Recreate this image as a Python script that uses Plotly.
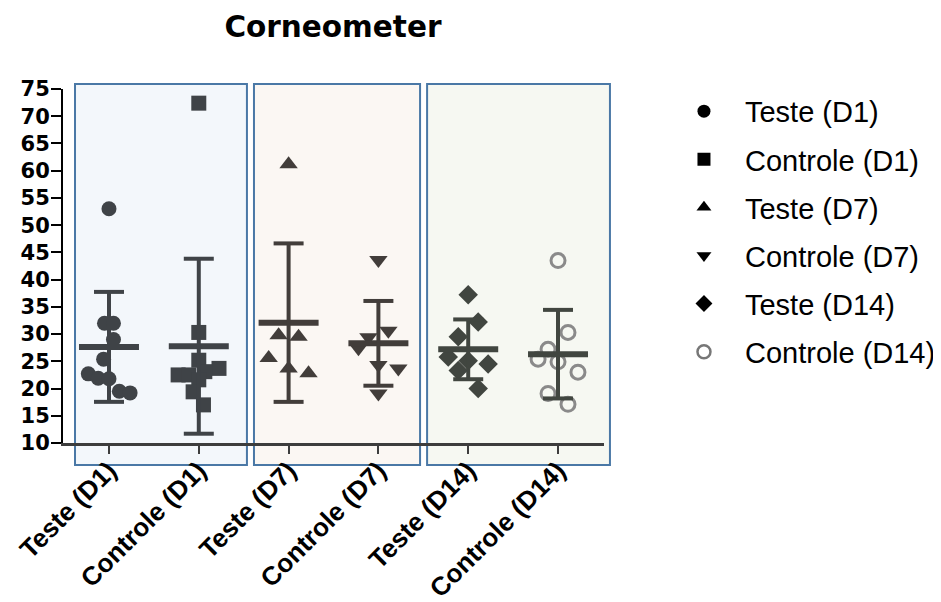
import numpy as np
import plotly.graph_objects as go

categories = ["Teste (D1)", "Controle (D1)", "Teste (D7)", "Controle (D7)", "Teste (D14)", "Controle (D14)"]

teste_d1 = [53.0, 32.0, 32.0, 29.0, 25.4, 22.7, 21.9, 21.8, 19.5, 19.2]
controle_d1 = [72.4, 30.3, 25.2, 23.7, 23.1, 22.5, 22.5, 21.6, 19.4, 17.0]
teste_d7 = [61.2, 29.8, 29.5, 25.6, 23.7, 22.8]
controle_d7 = [43.6, 30.6, 29.4, 27.4, 24.3, 23.7, 19.1]
teste_d14 = [37.2, 32.2, 29.5, 25.8, 25.1, 24.5, 23.3, 20.0]
controle_d14 = [43.5, 30.3, 27.2, 25.4, 24.9, 23.0, 19.1, 17.1]

# horizontal scatter (jitter) of each point, in category units
jit_teste_d1 = [0, -0.05, 0.05, 0.05, -0.06, -0.23, -0.12, 0, 0.115, 0.235]
jit_controle_d1 = [0, 0, 0, 0.225, 0.067, -0.23, -0.11, 0, -0.063, 0.052]
jit_teste_d7 = [0, -0.111, 0.111, -0.222, 0, 0.222]
jit_controle_d7 = [0, 0.111, -0.111, -0.222, 0, 0.222, 0]
jit_teste_d14 = [0, 0.111, -0.111, -0.222, 0, 0.222, -0.111, 0.111]
jit_controle_d14 = [0, 0.111, -0.111, -0.222, 0, 0.222, -0.111, 0.111]

series = [teste_d1, controle_d1, teste_d7, controle_d7, teste_d14, controle_d14]
jitters = [jit_teste_d1, jit_controle_d1, jit_teste_d7, jit_controle_d7, jit_teste_d14, jit_controle_d14]
symbols = ["circle", "square", "triangle-up", "triangle-down", "diamond", "circle-open"]
sizes = [15, 15, 16, 16, 15, 14]
mark_colors = ["#3f4347", "#3f4347", "#423d3a", "#423d3a", "#414640", "#8a8a8a"]
line_colors = ["#3f4347", "#3f4347", "#423d3a", "#423d3a", "#414640", "#414640"]
legend_colors = ["#000000", "#000000", "#000000", "#000000", "#000000", "#777777"]

FONT = "Arial, 'Liberation Sans', sans-serif"
WIDE = "'DejaVu Sans', Arial, sans-serif"

fig = go.Figure()

# group panels
panels = [
    (0.0222, 0.340, "#f3f7fb"),
    (0.353, 0.660, "#fbf7f3"),
    (0.673, 1.011, "#f6f8f2"),
]
for x0, x1, fc in panels:
    fig.add_shape(type="rect", xref="paper", yref="paper", x0=x0, x1=x1, y0=-0.062, y1=1.014,
                  fillcolor=fc, line=dict(color="#4a78a6", width=2), layer="below")

for i, (vals, jit) in enumerate(zip(series, jitters)):
    xs = [i + j for j in jit]
    fig.add_trace(go.Scatter(
        x=xs, y=vals, mode="markers", showlegend=False, hoverinfo="skip",
        marker=dict(symbol=symbols[i], size=sizes[i], color=mark_colors[i],
                    line=dict(width=3 if symbols[i] == "circle-open" else 0, color=mark_colors[i]))))
    m = float(np.mean(vals))
    sd = float(np.std(vals, ddof=1))
    fig.add_trace(go.Scatter(
        x=[i - 0.334, i + 0.334], y=[m, m], mode="lines", showlegend=False, hoverinfo="skip",
        line=dict(color=line_colors[i], width=6)))
    fig.add_trace(go.Scatter(
        x=[i, i, None, i - 0.167, i + 0.167, None, i - 0.167, i + 0.167],
        y=[m - sd, m + sd, None, m + sd, m + sd, None, m - sd, m - sd],
        mode="lines", showlegend=False, hoverinfo="skip",
        line=dict(color=line_colors[i], width=4)))

for i, name in enumerate(categories):
    fig.add_trace(go.Scatter(
        x=[None], y=[None], mode="markers", name=name, legendgroup=name,
        marker=dict(symbol=symbols[i], size=13, color=legend_colors[i],
                    line=dict(width=2.5 if symbols[i] == "circle-open" else 0, color=legend_colors[i]))))

fig.update_layout(
    width=933, height=594,
    margin=dict(l=55, r=337, t=81, b=159, autoexpand=False),
    paper_bgcolor="white", plot_bgcolor="rgba(0,0,0,0)",
    font=dict(family=FONT, color="black"),
    title=dict(text="<b>Corneometer</b>", font=dict(size=29.5, color="black", family=WIDE),
               x=0.499, xref="paper", xanchor="center", y=1 - 19 / 594, yref="container", yanchor="middle"),
    showlegend=True,
    legend=dict(x=1.109, xanchor="left", y=1.009, yanchor="top", font=dict(size=29, color="black"),
                tracegroupgap=7.4, itemwidth=72, bgcolor="rgba(0,0,0,0)"),
    xaxis=dict(range=[-0.512, 5.512], tickvals=list(range(6)), ticktext=categories, tickangle=-45,
               showgrid=False, zeroline=False, showline=True, linecolor="#3d3d3d", linewidth=3,
               ticks="outside", ticklen=8, tickwidth=2, tickcolor="#3d3d3d", automargin=False,
               ticklabelstandoff=-9, ticklabeloverflow="allow",
               tickfont=dict(size=26, color="black", family=FONT, weight="bold")),
    yaxis=dict(range=[10, 75], tickvals=list(range(10, 80, 5)), showgrid=False, zeroline=False,
               showline=True, linecolor="black", linewidth=2, ticks="outside", ticklen=10, tickwidth=2,
               tickcolor="black", automargin=False, ticklabelstandoff=-3,
               tickfont=dict(size=21, color="black", family=WIDE, weight="bold")),
)

fig.write_html("out.html")
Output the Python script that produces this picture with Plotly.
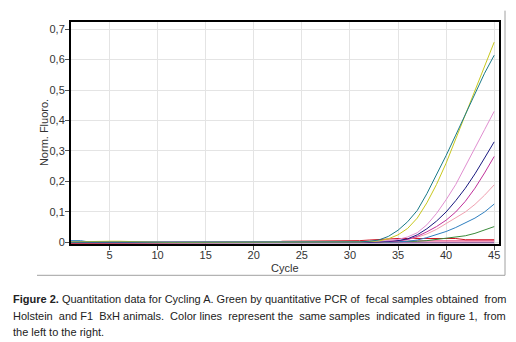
import plotly.graph_objects as go

cycles = list(range(1, 46))

teal = [0.001, 0.001, 0.001, 0.000, 0.000, 0.000, 0.000, 0.000, 0.000, 0.000,
        0.000, 0.000, 0.000, 0.000, 0.000, 0.000, 0.000, 0.000, 0.000, 0.000,
        0.000, 0.001, 0.001, 0.001, 0.001, 0.001, 0.001, 0.001, 0.002, 0.002,
        0.002, 0.004, 0.008, 0.020, 0.040, 0.068, 0.105, 0.160, 0.222, 0.285,
        0.352, 0.420, 0.490, 0.555, 0.614]
yellow = [0.002, 0.003, 0.004, 0.004, 0.004, 0.004, 0.003, 0.001, 0.000, 0.000,
          0.000, 0.000, 0.000, 0.000, 0.000, 0.000, 0.000, 0.000, 0.000, 0.000,
          0.000, 0.000, 0.001, 0.001, 0.001, 0.001, 0.001, 0.001, 0.001, 0.001,
          0.002, 0.003, 0.005, 0.012, 0.025, 0.046, 0.080, 0.130, 0.190, 0.260,
          0.340, 0.420, 0.500, 0.580, 0.657]
orchid = [0.002, 0.002, 0.002, 0.001, 0.000, 0.000, 0.000, 0.000, 0.000, 0.000,
          0.000, 0.000, 0.000, 0.000, 0.000, 0.000, 0.000, 0.000, 0.000, 0.000,
          0.000, 0.000, 0.000, 0.000, 0.000, 0.000, 0.001, 0.001, 0.001, 0.001,
          0.002, 0.003, 0.004, 0.006, 0.010, 0.018, 0.032, 0.058, 0.095, 0.140,
          0.190, 0.248, 0.310, 0.370, 0.430]
navy = [0.000, 0.000, -0.001, -0.001, -0.001, -0.001, -0.001, -0.001, -0.001, -0.001,
        -0.001, -0.001, -0.001, -0.001, -0.001, -0.001, -0.001, -0.001, -0.001, -0.001,
        -0.001, -0.001, -0.001, -0.001, -0.001, 0.000, 0.000, 0.000, 0.000, 0.000,
        0.000, 0.001, 0.002, 0.003, 0.006, 0.012, 0.025, 0.045, 0.070, 0.100,
        0.137, 0.178, 0.225, 0.277, 0.330]
magenta = [0.000, 0.000, 0.000, 0.000, 0.000, 0.000, 0.000, 0.000, 0.000, 0.000,
           0.000, 0.000, 0.000, 0.000, 0.000, 0.000, 0.000, 0.000, 0.000, 0.000,
           0.000, 0.000, 0.000, 0.000, 0.000, 0.000, 0.000, 0.000, 0.000, 0.001,
           0.001, 0.001, 0.002, 0.003, 0.005, 0.010, 0.020, 0.035, 0.052, 0.073,
           0.100, 0.135, 0.178, 0.228, 0.282]
salmon = [0.000, 0.000, 0.000, 0.000, 0.000, 0.000, 0.000, 0.000, 0.000, 0.000,
          0.000, 0.000, 0.000, 0.000, 0.000, 0.000, 0.000, 0.000, 0.000, 0.000,
          0.000, 0.000, 0.001, 0.001, 0.001, 0.001, 0.001, 0.001, 0.001, 0.002,
          0.002, 0.002, 0.003, 0.004, 0.005, 0.010, 0.017, 0.028, 0.043, 0.062,
          0.080, 0.100, 0.125, 0.155, 0.189]
blue = [0.006, 0.006, 0.001, 0.000, 0.000, 0.000, 0.000, 0.000, 0.000, 0.000,
        0.000, 0.000, 0.000, 0.000, 0.000, 0.000, 0.000, 0.000, 0.000, 0.000,
        0.000, 0.000, 0.000, 0.000, 0.000, 0.000, 0.000, 0.000, 0.000, 0.000,
        0.000, 0.000, 0.001, 0.001, 0.002, 0.004, 0.008, 0.016, 0.025, 0.036,
        0.049, 0.064, 0.080, 0.100, 0.126]
green = [0.000, 0.000, 0.000, 0.000, 0.000, 0.000, 0.000, 0.000, 0.000, 0.000,
         0.000, 0.000, 0.000, 0.000, 0.000, 0.000, 0.000, 0.000, 0.000, 0.000,
         0.000, 0.000, 0.000, 0.000, 0.000, 0.000, 0.000, 0.000, 0.000, 0.000,
         0.000, 0.001, 0.002, 0.002, 0.003, 0.003, 0.004, 0.006, 0.010, 0.014,
         0.018, 0.022, 0.030, 0.040, 0.052]
red = [-0.002, -0.002, -0.001, -0.001, -0.001, -0.001, -0.001, -0.001, -0.001, -0.001,
       -0.001, -0.001, -0.001, -0.001, -0.001, -0.001, -0.001, -0.001, -0.001, 0.000,
       0.000, 0.000, 0.004, 0.004, 0.004, 0.004, 0.004, 0.004, 0.005, 0.005,
       0.006, 0.008, 0.010, 0.012, 0.013, 0.013, 0.013, 0.014, 0.014, 0.014,
       0.013, 0.009, 0.009, 0.009, 0.009]
crimson = [-0.001, -0.001, -0.001, -0.001, -0.001, -0.001, -0.001, 0.000, 0.000, 0.000,
           0.000, 0.000, 0.000, 0.000, 0.000, 0.000, 0.000, 0.000, 0.000, 0.000,
           0.000, 0.000, 0.001, 0.001, 0.001, 0.001, 0.001, 0.002, 0.002, 0.002,
           0.003, 0.003, 0.003, 0.003, 0.004, 0.004, 0.005, 0.005, 0.005, 0.005,
           0.005, 0.005, 0.005, 0.005, 0.005]
purple = [-0.002, -0.002, -0.002, -0.002, -0.002, -0.002, -0.002, -0.002, -0.002, -0.002,
          -0.002, -0.002, -0.002, -0.002, -0.002, -0.002, -0.002, -0.002, -0.002, -0.002,
          -0.002, -0.002, -0.002, -0.002, -0.002, -0.002, -0.002, -0.002, -0.002, -0.002,
          -0.002, -0.002, -0.002, -0.001, -0.001, -0.001, -0.001, -0.001, -0.001, -0.001,
          -0.001, -0.001, -0.001, -0.001, -0.001]

series = [
    ("purple", purple, "#7a3a8a"),
    ("crimson", crimson, "#e0206a"),
    ("red", red, "#d01020"),
    ("green", green, "#3a8a3a"),
    ("blue", blue, "#2f7fc0"),
    ("salmon", salmon, "#f0a0b0"),
    ("magenta", magenta, "#c0309a"),
    ("navy", navy, "#1a1a80"),
    ("orchid", orchid, "#e08ed0"),
    ("yellow", yellow, "#c8c81e"),
    ("teal", teal, "#1a7a88"),
]

ytick_vals = [0, 0.1, 0.2, 0.3, 0.4, 0.5, 0.6, 0.7]
ytick_text = ["0", "0,1", "0,2", "0,3", "0,4", "0,5", "0,6", "0,7"]
xtick_vals = [5, 10, 15, 20, 25, 30, 35, 40, 45]

# page has an 8px body margin; figure is sized/offset to compensate
OFF = 8
W, H = 516 - OFF, 342 - OFF
PL, PR, PT, PB = 71, 499, 19.5, 244.3   # plot box in page pixels
L, R, T, B = PL - OFF, W - (PR - OFF), PT - OFF, H - (PB - OFF)
PW, PH = PR - PL, PB - PT


def px(xp):
    return (xp - PL) / PW


def py(yp):
    return (PB - yp) / PH


fig = go.Figure()
for name, vals, col in series:
    fig.add_trace(go.Scatter(x=cycles, y=vals, mode="lines", name=name,
                             line=dict(color=col, width=1)))

fig.update_layout(
    width=W, height=H,
    margin=dict(l=L, r=R, t=T, b=B, pad=0),
    paper_bgcolor="white", plot_bgcolor="white",
    showlegend=False,
    font=dict(family="Liberation Sans, Arial, sans-serif", size=11, color="#333333"),
)
fig.update_xaxes(range=[1, 45.5], tickvals=xtick_vals, showgrid=True,
                 gridcolor="#e4e4e4", gridwidth=1, zeroline=False,
                 showline=True, linecolor="black", linewidth=2, mirror=True,
                 ticks="outside", ticklen=4, tickcolor="#555",
                 ticklabelstandoff=-4)
fig.update_yaxes(range=[-0.005, 0.723], tickvals=ytick_vals, ticktext=ytick_text,
                 showgrid=True, gridcolor="#e4e4e4", gridwidth=1, zeroline=False,
                 showline=True, linecolor="black", linewidth=2, mirror=True,
                 ticks="outside", ticklen=4, tickcolor="#555",
                 ticklabelstandoff=-2)

# axis titles
fig.add_annotation(text="Cycle", xref="paper", yref="paper", x=px(285), y=py(268.5),
                   xanchor="center", yanchor="middle", showarrow=False,
                   font=dict(size=11, color="#333333"))
fig.add_annotation(text="Norm. Fluoro.", xref="paper", yref="paper", x=px(44), y=py(132),
                   xanchor="center", yanchor="middle", showarrow=False, textangle=-90,
                   font=dict(size=11, color="#333333"))

# outer gray frame (right and bottom)
fig.add_shape(type="line", xref="paper", yref="paper", x0=px(505), x1=px(505),
              y0=py(276), y1=py(OFF), line=dict(color="#a0a0a0", width=1))
fig.add_shape(type="line", xref="paper", yref="paper", x0=px(37), x1=px(505),
              y0=py(276), y1=py(276), line=dict(color="#a0a0a0", width=1))

NB = "\u00a0"
cap1 = ("<b>Figure 2.</b> Quantitation data for Cycling A. Green by quantitative PCR of" + NB
        + " fecal samples obtained" + NB + " from")
cap2 = ("Holstein" + NB + " and F1" + NB + " BxH animals." + NB + " Color lines" + NB
        + " represent the" + NB + " same samples" + NB + " indicated" + NB
        + " in figure 1," + NB + " from")
cap3 = "the left to the right."
for i, txt in enumerate([cap1, cap2, cap3]):
    fig.add_annotation(text=txt, xref="paper", yref="paper",
                       x=px(11), y=py(300 + 16.8 * i),
                       xanchor="left", yanchor="middle", showarrow=False,
                       font=dict(size=11, color="#222222",
                                 family="Liberation Sans, Arial, sans-serif"))

fig.write_html("out.html")
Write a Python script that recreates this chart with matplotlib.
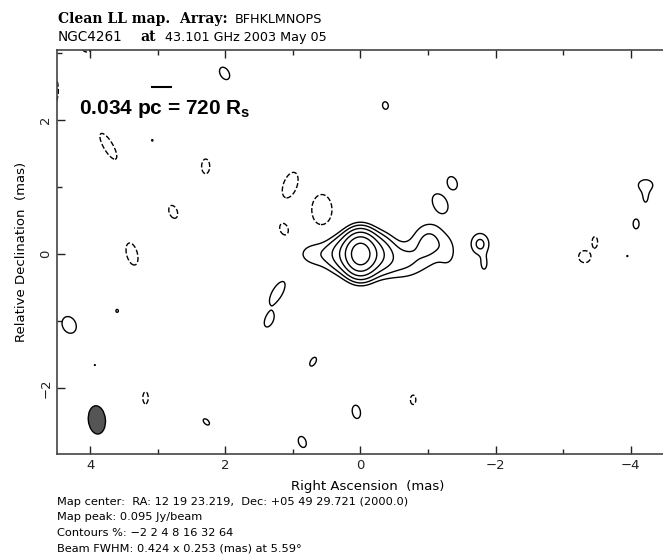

• • • • •

◆ SET TASK
In the listing above, find the line with "Output the Python" and the line with "cycles = list(range(1, 46))". Copy exactly those lines and all between them, minus the images.

◆ TASK SOLUTION
Output the Python script that produces this picture with Plotly.
import plotly.graph_objects as go

cycles = list(range(1, 46))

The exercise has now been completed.